Akan tetapi, pada September lalu, Menteri Energi dan Sumber Daya Mineral Ignasius Jonan melantik perwira menengah di TNI Angkatan Udara, Kolonel (Pas) Roy Rassy Fay M. Bait sebagai Kepala Bagian Umum dan Hukum Badan Pengembangan Sumber Daya Manusia ESDM.
Menurut Ghufron, ini akan menjadi justifikasi normatif bagi TNI untuk kembali masuk ke ranah sipil. ”Terkait hal ini, belum ada evaluasi dari pemerintah dan DPR sebagai pengawas di sektor keamanan,” katanya.
Reformasi TNI merupakan bagian dari reformasi sektor keamanan (RSK).
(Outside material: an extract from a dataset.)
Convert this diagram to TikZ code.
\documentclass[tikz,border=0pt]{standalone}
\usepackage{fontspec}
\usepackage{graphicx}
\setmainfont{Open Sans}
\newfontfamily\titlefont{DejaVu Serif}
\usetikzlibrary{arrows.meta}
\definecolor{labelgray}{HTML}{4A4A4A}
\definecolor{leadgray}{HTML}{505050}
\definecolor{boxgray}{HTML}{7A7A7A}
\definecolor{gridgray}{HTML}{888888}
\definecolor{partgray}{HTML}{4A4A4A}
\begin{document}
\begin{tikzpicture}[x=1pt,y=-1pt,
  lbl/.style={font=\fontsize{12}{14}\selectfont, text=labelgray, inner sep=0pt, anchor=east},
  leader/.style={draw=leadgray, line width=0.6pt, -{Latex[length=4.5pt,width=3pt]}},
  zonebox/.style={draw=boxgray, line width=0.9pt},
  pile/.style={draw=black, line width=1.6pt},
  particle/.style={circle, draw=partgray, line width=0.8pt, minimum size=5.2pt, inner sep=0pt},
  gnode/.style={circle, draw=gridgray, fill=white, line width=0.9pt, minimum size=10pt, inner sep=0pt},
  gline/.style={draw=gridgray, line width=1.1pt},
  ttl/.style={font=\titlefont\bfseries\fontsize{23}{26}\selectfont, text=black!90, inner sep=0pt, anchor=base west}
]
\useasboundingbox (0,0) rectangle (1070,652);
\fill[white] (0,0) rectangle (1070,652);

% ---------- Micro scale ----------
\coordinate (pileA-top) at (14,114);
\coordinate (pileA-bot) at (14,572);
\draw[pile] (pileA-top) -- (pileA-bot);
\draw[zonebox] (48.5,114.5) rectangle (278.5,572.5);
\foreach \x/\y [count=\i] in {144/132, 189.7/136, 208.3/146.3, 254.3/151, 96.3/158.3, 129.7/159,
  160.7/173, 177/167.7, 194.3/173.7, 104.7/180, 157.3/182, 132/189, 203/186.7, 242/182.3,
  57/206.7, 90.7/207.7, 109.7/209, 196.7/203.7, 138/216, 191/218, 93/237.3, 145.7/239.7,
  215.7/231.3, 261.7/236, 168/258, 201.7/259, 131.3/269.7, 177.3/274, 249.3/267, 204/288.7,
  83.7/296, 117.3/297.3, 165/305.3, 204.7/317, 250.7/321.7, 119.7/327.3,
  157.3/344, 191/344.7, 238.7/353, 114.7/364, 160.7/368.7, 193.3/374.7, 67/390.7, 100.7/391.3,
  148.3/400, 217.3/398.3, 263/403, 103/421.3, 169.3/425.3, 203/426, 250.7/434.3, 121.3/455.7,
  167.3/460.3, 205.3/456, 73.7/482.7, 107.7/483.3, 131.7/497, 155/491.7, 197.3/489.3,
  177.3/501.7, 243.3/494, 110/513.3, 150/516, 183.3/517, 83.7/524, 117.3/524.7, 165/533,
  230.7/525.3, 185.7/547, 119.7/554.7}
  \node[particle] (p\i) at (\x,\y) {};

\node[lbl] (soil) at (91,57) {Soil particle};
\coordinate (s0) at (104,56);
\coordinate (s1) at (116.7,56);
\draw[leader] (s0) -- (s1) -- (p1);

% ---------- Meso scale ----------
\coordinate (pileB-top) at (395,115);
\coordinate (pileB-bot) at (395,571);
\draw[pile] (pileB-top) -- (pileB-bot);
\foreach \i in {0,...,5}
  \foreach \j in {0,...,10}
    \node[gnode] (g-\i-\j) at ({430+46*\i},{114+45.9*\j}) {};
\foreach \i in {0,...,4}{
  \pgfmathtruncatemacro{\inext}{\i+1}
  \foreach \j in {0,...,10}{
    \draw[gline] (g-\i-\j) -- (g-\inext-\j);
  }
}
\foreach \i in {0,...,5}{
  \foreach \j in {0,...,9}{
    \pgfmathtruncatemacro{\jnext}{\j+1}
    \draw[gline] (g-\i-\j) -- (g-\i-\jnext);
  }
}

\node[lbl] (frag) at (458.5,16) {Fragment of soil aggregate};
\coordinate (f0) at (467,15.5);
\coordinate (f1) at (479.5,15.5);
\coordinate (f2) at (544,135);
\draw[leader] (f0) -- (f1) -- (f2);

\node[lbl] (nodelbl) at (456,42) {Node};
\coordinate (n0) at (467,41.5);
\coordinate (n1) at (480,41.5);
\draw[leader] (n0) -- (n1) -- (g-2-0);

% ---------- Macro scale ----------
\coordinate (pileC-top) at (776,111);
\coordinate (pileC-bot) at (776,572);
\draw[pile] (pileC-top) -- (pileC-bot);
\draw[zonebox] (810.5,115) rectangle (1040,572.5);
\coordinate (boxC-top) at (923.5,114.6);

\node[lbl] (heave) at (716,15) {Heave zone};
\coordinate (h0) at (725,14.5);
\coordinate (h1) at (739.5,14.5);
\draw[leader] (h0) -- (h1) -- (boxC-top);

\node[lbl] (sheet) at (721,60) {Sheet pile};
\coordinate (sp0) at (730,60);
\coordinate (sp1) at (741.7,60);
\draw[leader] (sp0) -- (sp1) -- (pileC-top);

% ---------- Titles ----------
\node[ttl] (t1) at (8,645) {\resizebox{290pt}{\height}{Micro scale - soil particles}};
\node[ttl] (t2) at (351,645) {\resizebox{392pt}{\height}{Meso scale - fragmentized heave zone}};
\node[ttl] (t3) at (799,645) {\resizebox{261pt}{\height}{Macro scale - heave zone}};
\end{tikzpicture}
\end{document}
Sejak 1998, TNI diamanatkan untuk fokus pada pembangunan profesionalismenya dalam menghadapi peperangan. Kedudukan militer aktif pada berbagai instansi sipil kemudian dihentikan.
Akan tetapi, dalam perkembangannya, lanjut Ghufron, sejumlah agenda itu mandek. Sebut saja tentang restrukturisasi komando teritorial, pembentukan undang-undang tentang tugas perbantuan sebagai dasar hukum pelibatan militer dalam operasi militer selain perang (OMSP), dan revisi Undang-Undang Nomor 31 Tahun 1997 tentang Peradilan Militer.
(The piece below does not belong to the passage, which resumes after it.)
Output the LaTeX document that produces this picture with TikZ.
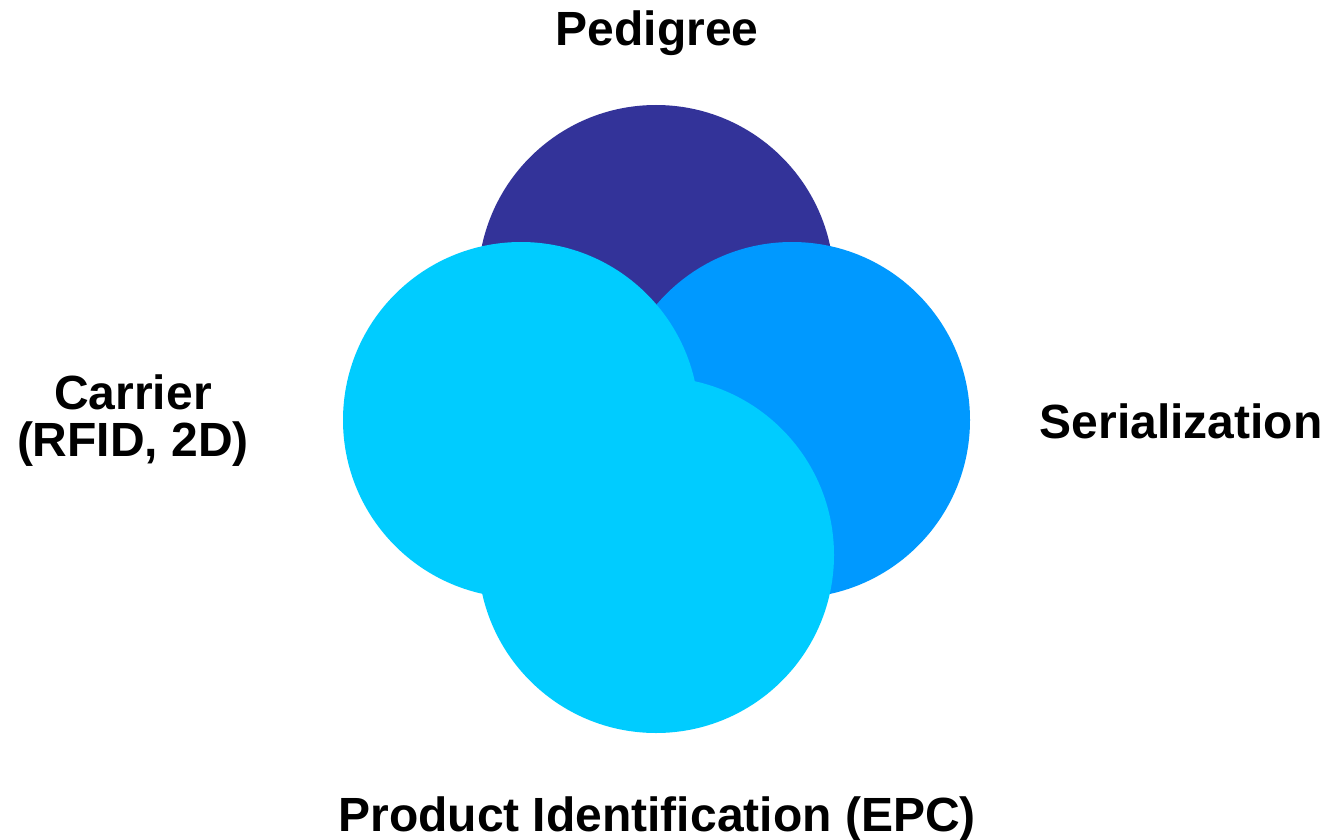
\documentclass[tikz,border=0pt]{standalone}
\usepackage{fontspec}
\setmainfont{Liberation Sans}
\definecolor{cdark}{HTML}{333399}
\definecolor{cmid}{HTML}{0099FF}
\definecolor{clight}{HTML}{00CCFF}
\begin{document}
\begin{tikzpicture}[x=1pt,y=-1pt,
  disc/.style={circle,minimum size=356pt,inner sep=0pt,draw=none},
  lbl/.style={font=\fontsize{48}{49}\selectfont\bfseries,anchor=base,inner sep=0pt,align=center}]
\useasboundingbox (0,0) rectangle (1328,840);
\node[disc,fill=cdark]  (top)    at (656,283) {};
\node[disc,fill=cmid]   (right)  at (792,420) {};
\node[disc,fill=clight] (left)   at (521,420) {};
\node[disc,fill=clight] (bottom) at (656,555) {};
\node[lbl] (ped) at (657,46) {Pedigree};
\node[lbl] (car) at (133,409) {Carrier};
\node[lbl] (rfid) at (133,456) {(RFID, 2D)};
\node[lbl] (ser) at (1181,438) {Serialization};
\node[lbl] (pid) at (657,831) {Product Identification (EPC)};
\end{tikzpicture}
\end{document}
Peringatan hari ulang tahun ke-74 TNI yang jatuh pada esok hari menjadi momentum untuk mendorong reformasi di tubuh TNI.
HUT ke-74 TNI
Dia menyatakan, peringatan hari ulang tahun ke-74 TNI yang jatuh pada esok hari menjadi momentum untuk mendorong reformasi di tubuh TNI. Jangan sampai milad TNI hanya berhenti di kegiatan seremonial.
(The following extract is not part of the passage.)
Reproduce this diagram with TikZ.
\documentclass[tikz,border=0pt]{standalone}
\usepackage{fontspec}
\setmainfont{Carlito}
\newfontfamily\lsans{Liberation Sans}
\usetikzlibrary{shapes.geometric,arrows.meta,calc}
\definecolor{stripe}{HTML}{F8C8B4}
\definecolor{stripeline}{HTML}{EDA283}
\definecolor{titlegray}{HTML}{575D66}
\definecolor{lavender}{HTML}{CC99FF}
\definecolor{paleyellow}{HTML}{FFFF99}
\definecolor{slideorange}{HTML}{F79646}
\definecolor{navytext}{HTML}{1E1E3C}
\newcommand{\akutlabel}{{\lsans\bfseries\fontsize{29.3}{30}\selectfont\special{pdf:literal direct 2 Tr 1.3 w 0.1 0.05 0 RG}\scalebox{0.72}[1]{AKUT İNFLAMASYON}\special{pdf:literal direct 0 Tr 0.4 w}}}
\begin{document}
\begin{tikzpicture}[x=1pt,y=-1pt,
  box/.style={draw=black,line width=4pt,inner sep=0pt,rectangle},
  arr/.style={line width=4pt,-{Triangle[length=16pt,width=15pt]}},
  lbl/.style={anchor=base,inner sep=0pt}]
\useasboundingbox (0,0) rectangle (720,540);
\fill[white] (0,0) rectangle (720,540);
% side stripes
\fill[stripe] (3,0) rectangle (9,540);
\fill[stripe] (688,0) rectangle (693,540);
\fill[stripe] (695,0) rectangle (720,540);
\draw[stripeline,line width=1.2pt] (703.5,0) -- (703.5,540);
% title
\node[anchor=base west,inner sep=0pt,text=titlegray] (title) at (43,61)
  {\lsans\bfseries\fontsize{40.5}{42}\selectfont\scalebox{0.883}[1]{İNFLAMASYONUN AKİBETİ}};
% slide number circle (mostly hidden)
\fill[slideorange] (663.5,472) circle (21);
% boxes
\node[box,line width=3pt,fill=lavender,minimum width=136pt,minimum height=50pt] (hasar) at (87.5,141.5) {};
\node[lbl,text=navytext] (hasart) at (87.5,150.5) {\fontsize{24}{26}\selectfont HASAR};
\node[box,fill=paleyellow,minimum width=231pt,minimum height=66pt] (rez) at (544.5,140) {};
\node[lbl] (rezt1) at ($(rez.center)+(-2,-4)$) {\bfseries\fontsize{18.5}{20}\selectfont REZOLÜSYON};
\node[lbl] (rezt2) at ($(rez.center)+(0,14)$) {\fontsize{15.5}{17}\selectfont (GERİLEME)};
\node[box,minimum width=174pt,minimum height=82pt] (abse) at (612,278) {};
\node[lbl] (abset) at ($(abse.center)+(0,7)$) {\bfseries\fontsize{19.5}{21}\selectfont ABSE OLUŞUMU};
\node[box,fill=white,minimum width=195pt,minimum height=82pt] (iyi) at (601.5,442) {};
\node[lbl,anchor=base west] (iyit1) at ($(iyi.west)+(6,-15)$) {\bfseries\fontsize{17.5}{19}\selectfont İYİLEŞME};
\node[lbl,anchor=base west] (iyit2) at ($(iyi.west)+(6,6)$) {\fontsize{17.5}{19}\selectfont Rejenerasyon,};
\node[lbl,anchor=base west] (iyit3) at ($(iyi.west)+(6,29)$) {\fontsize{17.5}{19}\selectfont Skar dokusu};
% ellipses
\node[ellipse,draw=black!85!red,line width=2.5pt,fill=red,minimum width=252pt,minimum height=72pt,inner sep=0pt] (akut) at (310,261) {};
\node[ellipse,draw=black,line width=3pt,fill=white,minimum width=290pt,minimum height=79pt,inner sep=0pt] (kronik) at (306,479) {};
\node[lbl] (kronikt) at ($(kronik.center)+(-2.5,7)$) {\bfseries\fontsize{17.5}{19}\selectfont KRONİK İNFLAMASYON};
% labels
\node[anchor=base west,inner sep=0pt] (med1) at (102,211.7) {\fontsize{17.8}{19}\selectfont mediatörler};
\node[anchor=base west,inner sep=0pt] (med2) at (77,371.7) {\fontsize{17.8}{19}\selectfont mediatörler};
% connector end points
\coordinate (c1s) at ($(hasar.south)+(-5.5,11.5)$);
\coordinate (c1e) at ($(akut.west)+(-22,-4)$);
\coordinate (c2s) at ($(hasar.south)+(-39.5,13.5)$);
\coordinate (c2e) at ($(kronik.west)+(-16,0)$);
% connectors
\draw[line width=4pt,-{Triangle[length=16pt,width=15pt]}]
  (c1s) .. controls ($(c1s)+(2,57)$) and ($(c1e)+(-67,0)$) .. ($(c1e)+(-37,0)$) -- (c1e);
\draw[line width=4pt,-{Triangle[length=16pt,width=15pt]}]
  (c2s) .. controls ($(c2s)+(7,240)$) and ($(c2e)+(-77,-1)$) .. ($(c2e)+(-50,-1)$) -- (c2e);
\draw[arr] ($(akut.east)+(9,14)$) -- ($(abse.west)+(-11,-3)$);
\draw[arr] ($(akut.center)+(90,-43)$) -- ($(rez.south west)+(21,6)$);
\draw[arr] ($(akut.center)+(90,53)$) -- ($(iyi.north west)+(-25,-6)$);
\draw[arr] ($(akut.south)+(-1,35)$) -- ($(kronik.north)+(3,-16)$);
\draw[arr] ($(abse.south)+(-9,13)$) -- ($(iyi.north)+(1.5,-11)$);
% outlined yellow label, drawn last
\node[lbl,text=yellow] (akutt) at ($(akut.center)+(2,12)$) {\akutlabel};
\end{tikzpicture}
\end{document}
Koordinator Peneliti Imparsial Ardi Manto Adiputra menambahkan, sejumlah agenda reformasi TNI di atas merupakan jantung perubahan militer otoritarian ala Orde Baru menjadi militer profesional. Jika agenda tersebut belum terlaksana, reformasi TNI belum bisa dianggap tuntas.
Selain itu, pengesahan Rancangan Undang-Undang Pengelolaan Sumber Daya Nasional untuk Pertahanan Negara (RUU PSDN) oleh DPR membuat RSK salah arah.
Dalam RUU itu diatur, setiap warga negara bisa mendaftarkan diri sebagai komponen cadangan. Namun, apabila didapati ada komponen cadangan yang dengan sengaja membuat dirinya tidak memenuhi panggilan mobilisasi, diancam pidana paling lama 4 tahun penjara.
Menurut Ardi, seseorang yang mendaftar secara sukarela seharusnya bisa menolak panggilan mobilisasi jika itu tidak sesuai dengan kepercayaan dan keyakinannya. ”Setelah RUU itu diundangkan, kami akan melakukan upaya judicial review,” katanya.
Dihubungi terpisah, Wakil Ketua Komisi I DPR Periode 2014-2019 Satya Widya Yudha menjelaskan, Komisi I selalu mengingatkan, agar pemerintah konsisten menjalankan reformasi TNI. Hal senada juga disampaikan kepada TNI. Hanya saja, belum terlihat implementasinya.
Salah satu dinamika diskusi di Komisi I adalah dorongan agar pemerintah mengeluarkan peraturan pemerintah (PP) terkait OMSP. PP itu akan menjadi landasan hukum TNI diperbantukan untuk tugas selain perang.